Of course, these gentlemen put the blame on their wives, whereupon the ladies are forthwith summoned to be threatened and cajoled.

Prince George had the great goodness to approve of my baby and to congratulate me, also to set me up as an example for Isabelle. When I return to Dresden I shall be made Colonel of Horse.

Twice has George kissed me, – upon my arrival in Saxony and five days after the birth of my child. It felt like a piece of gritty ice rubbing against my forehead.

CHAPTER III
WEEPING WILLOW – EMBLEM ROYAL

A pious fraud – Theresa Mayer – Character of the Queen – Mopishness rampant.

Castle Wachwitz, March 1, 1893.

Prince Max came unexpectedly.

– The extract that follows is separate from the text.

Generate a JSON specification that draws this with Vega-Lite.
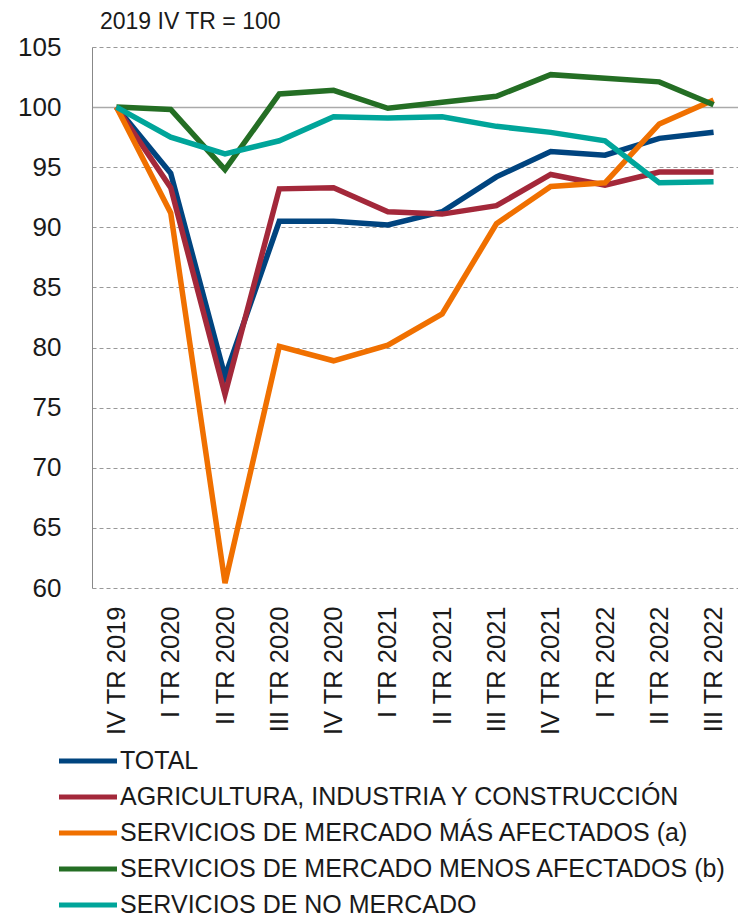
{
  "$schema": "https://vega.github.io/schema/vega-lite/v6.json",
  "autosize": "none",
  "width": 646,
  "height": 541,
  "padding": {"left": 92, "top": 47, "right": 0, "bottom": 327},
  "background": "white",
  "config": {
    "font": "Liberation Sans",
    "view": {"stroke": null}
  },
  "title": {
    "text": "2019 IV TR = 100",
    "anchor": "start",
    "frame": "group",
    "dx": 8,
    "offset": 0,
    "fontSize": 23,
    "fontWeight": "normal",
    "color": "#1a1a1a"
  },
  "data": {
    "values": [
      {"t": "IV TR 2019", "s": "TOTAL", "v": 100},
      {"t": "I TR 2020", "s": "TOTAL", "v": 94.5},
      {"t": "II TR 2020", "s": "TOTAL", "v": 77.6},
      {"t": "III TR 2020", "s": "TOTAL", "v": 90.5},
      {"t": "IV TR 2020", "s": "TOTAL", "v": 90.5},
      {"t": "I TR 2021", "s": "TOTAL", "v": 90.2},
      {"t": "II TR 2021", "s": "TOTAL", "v": 91.3},
      {"t": "III TR 2021", "s": "TOTAL", "v": 94.2},
      {"t": "IV TR 2021", "s": "TOTAL", "v": 96.3},
      {"t": "I TR 2022", "s": "TOTAL", "v": 96.0},
      {"t": "II TR 2022", "s": "TOTAL", "v": 97.4},
      {"t": "III TR 2022", "s": "TOTAL", "v": 97.9},

      {"t": "IV TR 2019", "s": "AGRICULTURA, INDUSTRIA Y CONSTRUCCIÓN", "v": 100},
      {"t": "I TR 2020", "s": "AGRICULTURA, INDUSTRIA Y CONSTRUCCIÓN", "v": 93.3},
      {"t": "II TR 2020", "s": "AGRICULTURA, INDUSTRIA Y CONSTRUCCIÓN", "v": 76.1},
      {"t": "III TR 2020", "s": "AGRICULTURA, INDUSTRIA Y CONSTRUCCIÓN", "v": 93.2},
      {"t": "IV TR 2020", "s": "AGRICULTURA, INDUSTRIA Y CONSTRUCCIÓN", "v": 93.3},
      {"t": "I TR 2021", "s": "AGRICULTURA, INDUSTRIA Y CONSTRUCCIÓN", "v": 91.3},
      {"t": "II TR 2021", "s": "AGRICULTURA, INDUSTRIA Y CONSTRUCCIÓN", "v": 91.1},
      {"t": "III TR 2021", "s": "AGRICULTURA, INDUSTRIA Y CONSTRUCCIÓN", "v": 91.8},
      {"t": "IV TR 2021", "s": "AGRICULTURA, INDUSTRIA Y CONSTRUCCIÓN", "v": 94.4},
      {"t": "I TR 2022", "s": "AGRICULTURA, INDUSTRIA Y CONSTRUCCIÓN", "v": 93.5},
      {"t": "II TR 2022", "s": "AGRICULTURA, INDUSTRIA Y CONSTRUCCIÓN", "v": 94.6},
      {"t": "III TR 2022", "s": "AGRICULTURA, INDUSTRIA Y CONSTRUCCIÓN", "v": 94.6},

      {"t": "IV TR 2019", "s": "SERVICIOS DE MERCADO MÁS AFECTADOS (a)", "v": 100},
      {"t": "I TR 2020", "s": "SERVICIOS DE MERCADO MÁS AFECTADOS (a)", "v": 91.2},
      {"t": "II TR 2020", "s": "SERVICIOS DE MERCADO MÁS AFECTADOS (a)", "v": 60.4},
      {"t": "III TR 2020", "s": "SERVICIOS DE MERCADO MÁS AFECTADOS (a)", "v": 80.1},
      {"t": "IV TR 2020", "s": "SERVICIOS DE MERCADO MÁS AFECTADOS (a)", "v": 78.9},
      {"t": "I TR 2021", "s": "SERVICIOS DE MERCADO MÁS AFECTADOS (a)", "v": 80.2},
      {"t": "II TR 2021", "s": "SERVICIOS DE MERCADO MÁS AFECTADOS (a)", "v": 82.8},
      {"t": "III TR 2021", "s": "SERVICIOS DE MERCADO MÁS AFECTADOS (a)", "v": 90.3},
      {"t": "IV TR 2021", "s": "SERVICIOS DE MERCADO MÁS AFECTADOS (a)", "v": 93.4},
      {"t": "I TR 2022", "s": "SERVICIOS DE MERCADO MÁS AFECTADOS (a)", "v": 93.7},
      {"t": "II TR 2022", "s": "SERVICIOS DE MERCADO MÁS AFECTADOS (a)", "v": 98.6},
      {"t": "III TR 2022", "s": "SERVICIOS DE MERCADO MÁS AFECTADOS (a)", "v": 100.6},

      {"t": "IV TR 2019", "s": "SERVICIOS DE MERCADO MENOS AFECTADOS (b)", "v": 100},
      {"t": "I TR 2020", "s": "SERVICIOS DE MERCADO MENOS AFECTADOS (b)", "v": 99.8},
      {"t": "II TR 2020", "s": "SERVICIOS DE MERCADO MENOS AFECTADOS (b)", "v": 94.8},
      {"t": "III TR 2020", "s": "SERVICIOS DE MERCADO MENOS AFECTADOS (b)", "v": 101.1},
      {"t": "IV TR 2020", "s": "SERVICIOS DE MERCADO MENOS AFECTADOS (b)", "v": 101.4},
      {"t": "I TR 2021", "s": "SERVICIOS DE MERCADO MENOS AFECTADOS (b)", "v": 99.9},
      {"t": "II TR 2021", "s": "SERVICIOS DE MERCADO MENOS AFECTADOS (b)", "v": 100.4},
      {"t": "III TR 2021", "s": "SERVICIOS DE MERCADO MENOS AFECTADOS (b)", "v": 100.9},
      {"t": "IV TR 2021", "s": "SERVICIOS DE MERCADO MENOS AFECTADOS (b)", "v": 102.7},
      {"t": "I TR 2022", "s": "SERVICIOS DE MERCADO MENOS AFECTADOS (b)", "v": 102.4},
      {"t": "II TR 2022", "s": "SERVICIOS DE MERCADO MENOS AFECTADOS (b)", "v": 102.1},
      {"t": "III TR 2022", "s": "SERVICIOS DE MERCADO MENOS AFECTADOS (b)", "v": 100.2},

      {"t": "IV TR 2019", "s": "SERVICIOS DE NO MERCADO", "v": 100},
      {"t": "I TR 2020", "s": "SERVICIOS DE NO MERCADO", "v": 97.5},
      {"t": "II TR 2020", "s": "SERVICIOS DE NO MERCADO", "v": 96.1},
      {"t": "III TR 2020", "s": "SERVICIOS DE NO MERCADO", "v": 97.2},
      {"t": "IV TR 2020", "s": "SERVICIOS DE NO MERCADO", "v": 99.2},
      {"t": "I TR 2021", "s": "SERVICIOS DE NO MERCADO", "v": 99.1},
      {"t": "II TR 2021", "s": "SERVICIOS DE NO MERCADO", "v": 99.2},
      {"t": "III TR 2021", "s": "SERVICIOS DE NO MERCADO", "v": 98.4},
      {"t": "IV TR 2021", "s": "SERVICIOS DE NO MERCADO", "v": 97.9},
      {"t": "I TR 2022", "s": "SERVICIOS DE NO MERCADO", "v": 97.2},
      {"t": "II TR 2022", "s": "SERVICIOS DE NO MERCADO", "v": 93.7},
      {"t": "III TR 2022", "s": "SERVICIOS DE NO MERCADO", "v": 93.8}
    ]
  },
  "mark": {"type": "line", "strokeWidth": 5.5, "strokeJoin": "miter", "strokeCap": "butt"},
  "encoding": {
    "x": {
      "field": "t",
      "type": "ordinal",
      "sort": null,
      "scale": {"type": "point", "padding": 0.45},
      "axis": {
        "title": null,
        "labelAngle": -90,
        "labelFontSize": 25.5,
        "labelColor": "#1a1a1a",
        "labelPadding": 18,
        "ticks": false,
        "domain": false,
        "grid": false
      }
    },
    "y": {
      "field": "v",
      "type": "quantitative",
      "scale": {"domain": [60, 105], "nice": false, "zero": false},
      "axis": {
        "title": null,
        "values": [60, 65, 70, 75, 80, 85, 90, 95, 100, 105],
        "labelFontSize": 26,
        "labelColor": "#1a1a1a",
        "labelPadding": 31,
        "ticks": false,
        "domain": true,
        "domainColor": "#888888",
        "domainWidth": 1,
        "grid": true,
        "gridColor": {"condition": {"test": "datum.value === 100", "value": "#aaaaaa"}, "value": "#999999"},
        "gridWidth": {"condition": {"test": "datum.value === 100", "value": 1.5}, "value": 1},
        "gridDash": {"condition": {"test": "datum.value === 100", "value": []}, "value": [4, 3]}
      }
    },
    "color": {
      "field": "s",
      "type": "nominal",
      "sort": null,
      "scale": {
        "domain": [
          "TOTAL",
          "AGRICULTURA, INDUSTRIA Y CONSTRUCCIÓN",
          "SERVICIOS DE MERCADO MÁS AFECTADOS (a)",
          "SERVICIOS DE MERCADO MENOS AFECTADOS (b)",
          "SERVICIOS DE NO MERCADO"
        ],
        "range": ["#00447f", "#a3283a", "#f07000", "#246e24", "#00a59a"]
      },
      "legend": {
        "title": null,
        "orient": "none",
        "legendX": -21,
        "legendY": 697,
        "symbolType": "M-2,0L2,0",
        "symbolSize": 841,
        "symbolStrokeWidth": 5,
        "labelFontSize": 25,
        "labelColor": "#1a1a1a",
        "labelOffset": 15,
        "labelLimit": 700,
        "rowPadding": 6
      }
    }
  }
}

He is studying for the priesthood and looks more sour than his father even. I was in bed, nursing a sick headache, but presuming upon his future clerical dignity, he walked in without ceremony and sat down on a chair near my bed. Then he raised his hands in prayer and announced that he had come to assist in my devotions.

"Forget that I am your brother-in-law and cousin," he said; "tell me what's in your heart, Louise, and I will pray to the good God for thee."

"Don't trouble yourself," I replied, "I have a court chaplain charged with these affairs. Rather tell me about the latest comic opera."

"Comic opera!" he stammered. "You don't intend to go to such worldly amusements now that you are a mother?"

"Of course I do. The very day I return to Dresden I will take a look at your girl."

"My – what?" gasped Max.

"Your Theresa – Theresa Mayer. I understand she made a great hit in the Geisha, and everybody approves of your taste, Max."

Max turned red, then green, and I thought to myself what a fool I was. He's a favorite with the King and Queen, and my father-in-law believes every word he says.

Castle Wachwitz, March 10, 1893.

Queen Carola is a good soul though she doesn't dare call her soul her own. I never heard her say "peep" in the presence of his Majesty. She looks forlorn and frightened when King Albert is around.

I like her better since I am a mother, for she loves baby. Yes, though she is a Queen, I saw her actually smile at the child once or twice.

Poor woman, the point of her nose is always red, and, like Father-in-law George, she believes weeping willow the only fit emblem for royalty. The look of the whipped dog is always in her weak eyes.

I am too young and – they do say – too frivolous to stand so much mopishness. These mustard-pots, sedate, grave, wan and long-faced, make me mad. I don't know what to say, – all I can do is try to hide my "un-princess-like" cheerfulness when they are around.

 

I wish I had an ounce or so of diplomacy in my composition. It might enable me to sympathize with the fancied troubles of the Queen and Prince George, but I am incorrigible.